Convenzo a mis compañeros de que la travesía por mar es placentera y, en virtud de que no nos corre prisa, pues nos embarcamos (no recuerdo el nombre del “trasatlántico”) en un pequeño crucero de la flota “mosquito” que nos comunicaba con el resto del golfo mexicano, (me refiero al mar, no a alguno de tantos golfos con que nos topamos a diario).
Noche de tormenta tropical, vaivén ya conocido por mi experto sentido marinero por tantos viajes que he disfrutado en esos barquitos que milagrosamente y por tantos años han cruzado el mar.
A media travesía hubimos de fondear en Isla Arcas, pues se avecinaba un “norte” y no era de exponer tantas vidas si nos alcanzaba, sin el refugio que preciaba y le brindaba esta hermosa isla.
Qué linda se veía desde lejos (200 m. aproximadamente).
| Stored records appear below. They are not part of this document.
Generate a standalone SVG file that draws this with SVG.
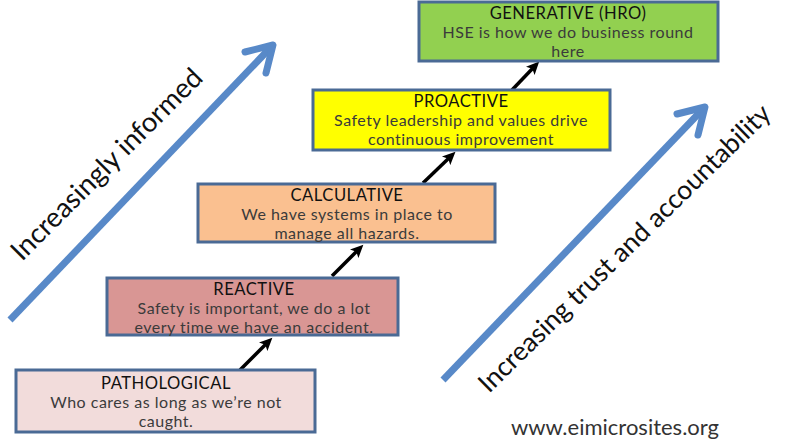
<svg xmlns="http://www.w3.org/2000/svg" width="786" height="442" viewBox="0 0 786 442">
  <style>
    .box { stroke: #4a6a95; stroke-width: 3; }
    .title { font-family: Lato, "Liberation Sans", sans-serif; font-size: 16.6px; letter-spacing: 0.5px; fill: #111; text-anchor: middle; }
    .desc { font-family: Lato, "Liberation Sans", sans-serif; font-size: 16px; letter-spacing: 0.5px; fill: #3b3b3b; text-anchor: middle; }
    .axis { fill: none; stroke: #5889c8; stroke-width: 7; stroke-linejoin: round; }
    .axis-label { font-family: Lato, "Liberation Sans", sans-serif; font-size: 27.5px; fill: #111; }
    .step { stroke: #000; stroke-width: 3.5; fill: none; marker-end: url(#head); }
    .url { font-family: Lato, "Liberation Sans", sans-serif; font-size: 22px; fill: #333; text-anchor: middle; }
  </style>
  <defs>
    <marker id="head" markerUnits="userSpaceOnUse" viewBox="0 0 14 14" markerWidth="14" markerHeight="14" refX="4" refY="7" orient="auto">
      <path d="M0,1 L13,7 L0,13 L3,7 z" fill="#000"/>
    </marker>
  </defs>

  <rect width="786" height="442" fill="#fff"/>

  <!-- large blue trend arrows -->
  <g id="axis-informed">
    <line class="axis" x1="10" y1="320" x2="272" y2="46" stroke-linecap="butt"/>
    <polyline class="axis" points="245,52 273,45 266,73" stroke-linecap="round"/>
    <text class="axis-label" transform="translate(22,262) rotate(-45)">Increasingly informed</text>
  </g>
  <g id="axis-trust">
    <line class="axis" x1="443" y1="380" x2="704" y2="108" stroke-linecap="butt"/>
    <polyline class="axis" points="677,114 705,107 698,135" stroke-linecap="round"/>
    <text class="axis-label" style="font-size:26.5px" transform="translate(489,394) rotate(-44.5)">Increasing trust and accountability</text>
  </g>

  <!-- step connectors -->
  <g id="connectors">
    <line class="step" x1="240" y1="370" x2="266" y2="344"/>
    <line class="step" x1="332" y1="276" x2="357" y2="251"/>
    <line class="step" x1="423" y1="183" x2="449" y2="158"/>
    <line class="step" x1="512" y1="90" x2="533" y2="68"/>
  </g>

  <!-- culture levels -->
  <g id="pathological">
    <rect class="box" x="16" y="370" width="299" height="62" fill="#f2dcdb"/>
    <text class="title" x="166" y="389">PATHOLOGICAL</text>
    <text class="desc" x="166" y="408">Who cares as long as we’re not</text>
    <text class="desc" x="166" y="427">caught.</text>
  </g>
  <g id="reactive">
    <rect class="box" x="107" y="278" width="291" height="57" fill="#d99694"/>
    <text class="title" x="254" y="295">REACTIVE</text>
    <text class="desc" x="254" y="314">Safety is important, we do a lot</text>
    <text class="desc" x="254" y="333">every time we have an accident.</text>
  </g>
  <g id="calculative">
    <rect class="box" x="198" y="184" width="297" height="58" fill="#fac090"/>
    <text class="title" x="347" y="201">CALCULATIVE</text>
    <text class="desc" x="347" y="220">We have systems in place to</text>
    <text class="desc" x="347" y="239">manage all hazards.</text>
  </g>
  <g id="proactive">
    <rect class="box" x="313" y="90" width="297" height="60" fill="#ffff00"/>
    <text class="title" x="461" y="107">PROACTIVE</text>
    <text class="desc" x="461" y="126">Safety leadership and values drive</text>
    <text class="desc" x="461" y="145">continuous improvement</text>
  </g>
  <g id="generative">
    <rect class="box" x="419" y="2" width="299" height="59" fill="#92d050"/>
    <text class="title" x="568" y="19">GENERATIVE (HRO)</text>
    <text class="desc" x="568" y="38">HSE is how we do business round</text>
    <text class="desc" x="568" y="57">here</text>
  </g>

  <text class="url" x="615" y="435">www.eimicrosites.org</text>
</svg>
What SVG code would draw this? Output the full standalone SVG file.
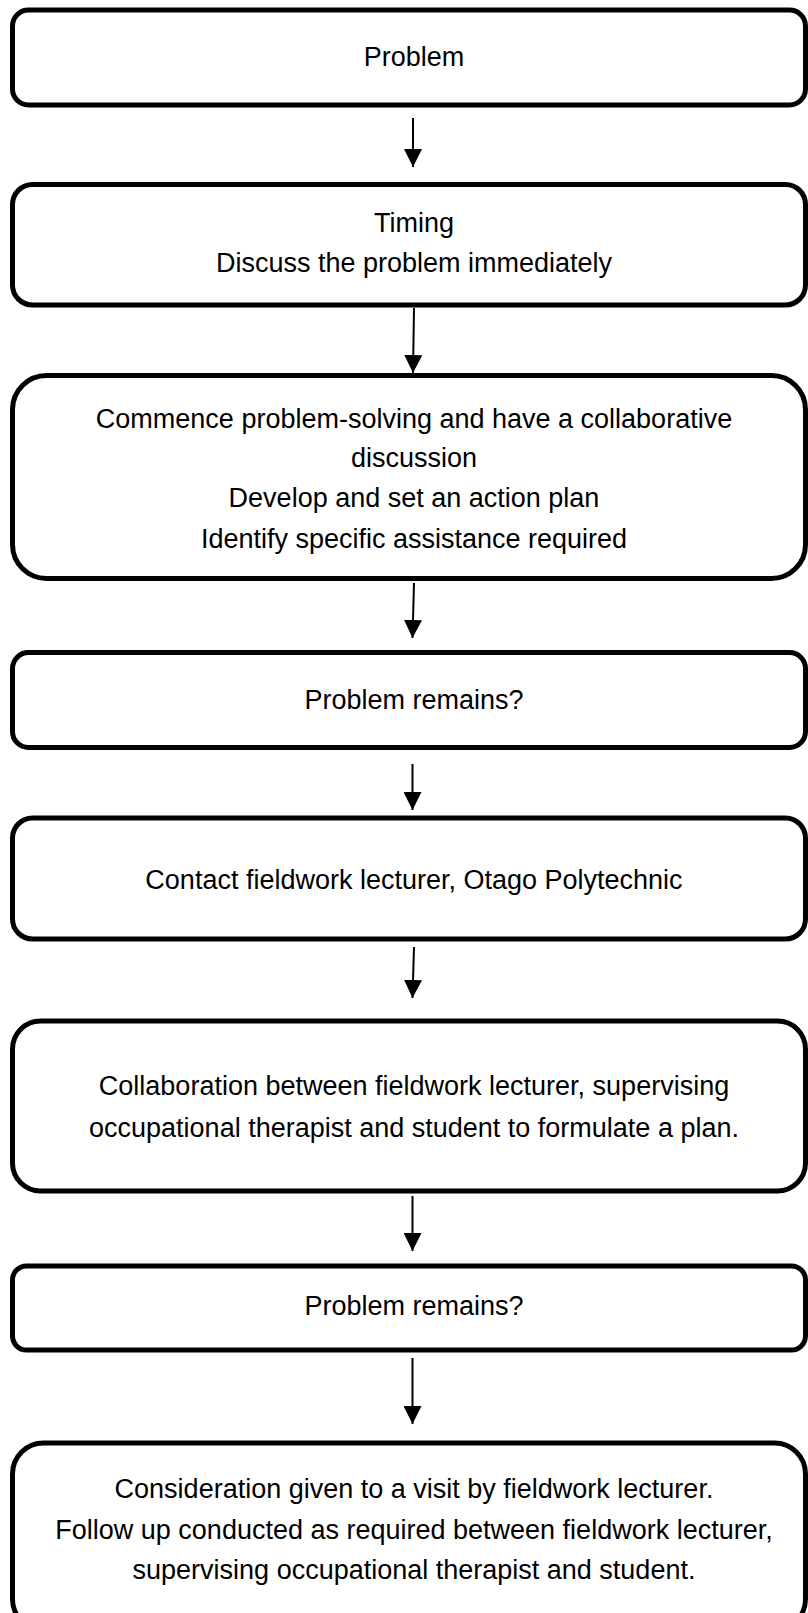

Pues que un par de gringos y una gringa más resbalosa que una cáscara de plátano que viajaban con nosotros se deciden a nadar hasta la isla y que los sigo, recordando mis años niños en que podía cruzar un océano a nado.
Nunca olvidaré los rostros de asombro de los pocos y tranquilos habitantes de la isla, ya que exactamente donde nosotros cruzamos era donde ellos pescaban diariamente grandes tiburones. (Recuerdo el susto que me causó uno, como relaté al principio). Bueno, pues la providencia no tiene elegidos, ya que cuidó de los gringos tan bien como de mí. EL CAPITÁN NOS ENVIÓ UN BOTE AL OTRO DÍA PARA REGRESAR AL BARCO. El temporal no fue de importancia y, después de unas horas de lluvia y truenos, con viento que más parecía brisote que norte, levamos anclas y al puerto de Progreso… “Mi puerto pequeño y bonito”, como dice Pepe Martínez en su canción.
Gran recibimiento en el muelle nuevo. Apenas alcanzaba el barquito nivelar su parte más alta con el piso de ese mi gigante, pero tonto, muelle. Amigos, amigos de toda la vida me esperaban con muy agradables fiestas ya preparadas. Nuevamente mi puerto amoroso. La gringa resbalosa “patinó” unos días y se fue con sus compañeros.
Pasamos dos estupendos meses de “temporada”, julio y agosto, cantando en la X.E.F.C. de Don Rafael Rivas. Éramos las “estrellas” en un programa de medio día. Después de cada presentación se “armaban” unas tardes hermosas de trova y de vino, de cantar y poesía, de brindis y armonía. Tardes y noches, y noches y tardes.
Pero llegó Septiembre, y con él la despedida de mis compañeros, pues habíamos acordado que René y Oscar regresarían a su Tamaulipas amado, y Pochencho a México, D.F. (el ingeniero Gutiérrez “Beto” los envió a Veracruz en avión); yo me quedaría en Progreso un tiempo, a meditar sobre mi destino y con el fin y la idea inquebrantable de estudiar algo y caminar por mis playas en busca de inspiración para componer las canciones que revoloteaba en mi alma y que tanta inquietud le causaban a mi corazón. Quería ser compositor. Necesitaba paz y soledad…
Al compositor Fernando Galdespí y su compañía de arte cubano le cantamos la última canción al despedirnos en el cine Apolo. Ellos a su vez nos ofrecieron “Las Golondrinas”. Adiós, camaradas.